Correspondents celebrate failure to do their jobs

I heard comedian Michelle Wolf interviewed on the radio today. She made news Saturday at the White House Correspondents’ Dinner by tweaking chronic liars Sarah Huckabee Sanders and Kellyanne Conway, but one of her best lines was directed at the liar-in-chief and his symbiotic relationship with correspondents and their bosses:

What no one in this room wants to admit is that … [Trump has] helped you sell your papers and your books and your TV. You helped create this monster, and now you’re profiting off of him.

It wasn’t even a joke, but that’s my point. Wolf isn’t a dazzling wit in the style of Stephen Colbert, who skewers Donald Trump on a nightly basis for fans who already know Trump is doing great harm to the notion that we live in a democracy.

In fact, Wolf is about as subtle as a flying mallet, maybe because she knows you can’t get the attention of the journalists who enabled Trump without hitting them over the head with the obvious — i.e., that they knew Trump was unqualified to be president and deliberately failed to communicate this truth when it could have made a difference.
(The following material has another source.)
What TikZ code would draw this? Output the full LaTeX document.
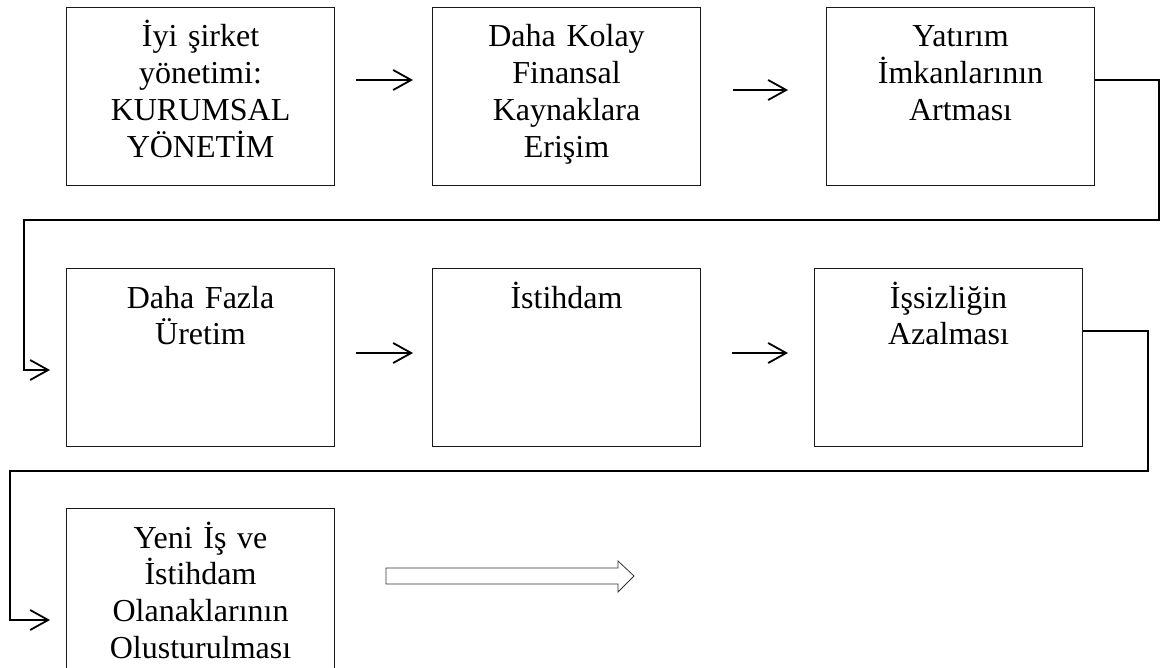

Remember, Trump lost the popular vote by a large margin, and there’s a good chance he would have lost the election if swing voters, and non-voters, had known more about his background. But most D.C.-based reporters rarely questioned Trump’s boastful lies while he was campaigning, choosing instead to present them as what Conway would call “alternative facts.”

By shining a brighter light on facets of Trump’s career — for example, his years as a corrupt and incompetent casino owner in Atlantic City — the media could have totally discredited him. They chose instead to soft-pedal his rotten personal history, lest they be accused of liberal bias, a charge that might adversely affect their ability to suck up to the insiders who provide them with so-called scoops.

Check out how Margaret Talev of the White House Correspondents’ Association responded to Wolf’s performance:

Last night’s program was meant to offer a unifying message about our common commitment to a vigorous and free press while honoring civility, great reporting, and scholarship winners, not to divide people. Unfortunately, the entertainer’s monologue was not in the spirit of that mission.

Talev is an idiot, or worse. A free press cares about truth, not civility. The truth will inevitably “divide people” because it alienates those who want to suppress it. Any journalist who doesn’t accept these common-sense facts should be working for the other side.

Footnote: I don’t mean to imply Colbert doesn’t pack a punch. He used the flying-mallet approach to crush George W. Bush at the 2006 correspondents’ dinner. At least Bush, unlike Trump, had enough balls to show up for the event.

Another: Sure, a lot of mainstream journalists are doing good work now and might help topple Trump, but where were they early on, when the beast was slouching toward Washington, D.C.?

One more: None of this is to let Hillary Clinton off the hook for the terrible campaign she ran. A better candidate would have overcome the media’s reluctance to tell the whole truth about Trump.